=== SUPPLIED INFORMATION ===
------
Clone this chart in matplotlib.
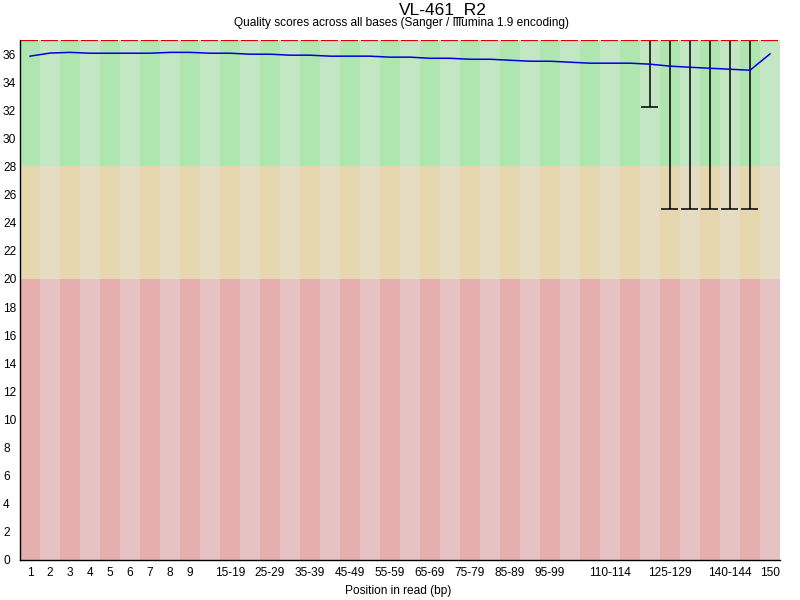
import matplotlib
matplotlib.use("Agg")
import matplotlib.pyplot as plt
import matplotlib.transforms as mtransforms

plt.rcParams['font.family'] = ['Liberation Sans', 'DejaVu Sans']

# ---- data ----
positions = [str(i) for i in range(1, 10)] + \
            [f"{s}-{s+4}" for s in range(10, 150, 5)] + ["150"]
shown_labels = ["1", "2", "3", "4", "5", "6", "7", "8", "9",
                "15-19", "25-29", "35-39", "45-49", "55-59", "65-69",
                "75-79", "85-89", "95-99", "110-114", "125-129",
                "140-144", "150"]
mean_q = [35.85, 36.07, 36.12, 36.06, 36.06, 36.06, 36.06, 36.12, 36.12,
          36.06, 36.06, 35.99, 35.99, 35.92, 35.92, 35.85, 35.85, 35.85,
          35.78, 35.78, 35.70, 35.70, 35.63, 35.63, 35.56, 35.49, 35.49,
          35.42, 35.35, 35.35, 35.35, 35.28, 35.14, 35.06, 34.99, 34.92,
          34.85, 36.01]
median_q = [37] * 38
lower_q = [37] * 38
upper_q = [37] * 38
p10 = [37] * 31 + [32.2, 25, 25, 25, 25, 25, 37]
p90 = [37] * 38
y_ticks = list(range(0, 37, 2))
title = "VL-461_R2"
subtitle = "Quality scores across all bases (Sanger / Illumina 1.9 encoding)"
xlabel = "Position in read (bp)"

# ---- figure ----
W, H = 800, 600
fig = plt.figure(figsize=(8, 6), dpi=100)
ax = fig.add_axes([20 / W, 40 / H, 760 / W, 520 / H])
n = len(positions)
x = list(range(n))
ymax = 37

zones = [(0, 20, ("#E6AFAF", "#E6C3C3")),
         (20, 28, ("#E6D7AF", "#E6DCC3")),
         (28, ymax, ("#AFE6AF", "#C3E6C3"))]
for lo, hi, (dark, light) in zones:
    cols = [dark if i % 2 == 0 else light for i in x]
    ax.bar(x, hi - lo, bottom=lo, width=1.0, color=cols, linewidth=0, zorder=0)

# boxes (zero height here) and whiskers
for i in x:
    if p90[i] != p10[i]:
        ax.vlines(i, p10[i], p90[i], color="black", lw=1.1, zorder=2)
        ax.hlines([p10[i], p90[i]], i - 0.45, i + 0.42, color="black",
                  lw=1.1, zorder=2)
    if upper_q[i] != lower_q[i]:
        ax.bar(i, upper_q[i] - lower_q[i], bottom=lower_q[i], width=0.85,
               color="#EEEE00", edgecolor="black", lw=0.8, zorder=3)

# median
ax.hlines(median_q, [i - 0.45 for i in x], [i + 0.42 for i in x],
          color="#DD0000", lw=1.6, zorder=4)
# mean
ax.plot(x, mean_q, color="#0000DD", lw=1.1, zorder=5)

ax.set_xlim(-0.5, n - 0.5)
ax.set_ylim(0, ymax)
for s in ("top", "right"):
    ax.spines[s].set_visible(False)
for s in ("left", "bottom"):
    ax.spines[s].set_color("black")
    ax.spines[s].set_linewidth(1.0)

tick_idx = [positions.index(l) for l in shown_labels]
ax.set_xticks(tick_idx)
ax.set_xticklabels(shown_labels, fontsize=8.6)
ax.tick_params(axis="x", length=0, pad=5.0)
ax.set_yticks([])
ax.tick_params(axis="y", length=0)

ytrans = mtransforms.blended_transform_factory(fig.transFigure, ax.transData)
off = mtransforms.ScaledTranslation(0, -1.5 / 100, fig.dpi_scale_trans)
for v in y_ticks:
    ax.text(3 / W, v, str(v), transform=ytrans + off, ha="left", va="center",
            fontsize=8.6, clip_on=False)

fig.text(443 / W, 1 - 10 / H, title, ha="center", va="center", fontsize=12.5)
fig.text(401 / W, 1 - 23 / H, subtitle, ha="center", va="center", fontsize=8.6)
fig.text(398 / W, 1 - 591 / H, xlabel, ha="center", va="center", fontsize=8.6)

fig.savefig("out.png", dpi=100)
------
=== CHALLENGE ===
Skip every picture and return the lines above from the top through the one that contains "plt.rcParams['font.family'] = ['Liberation".

=== SOLVED EXERCISE ===
Clone this chart in matplotlib.
import matplotlib
matplotlib.use("Agg")
import matplotlib.pyplot as plt
import matplotlib.transforms as mtransforms

plt.rcParams['font.family'] = ['Liberation Sans', 'DejaVu Sans']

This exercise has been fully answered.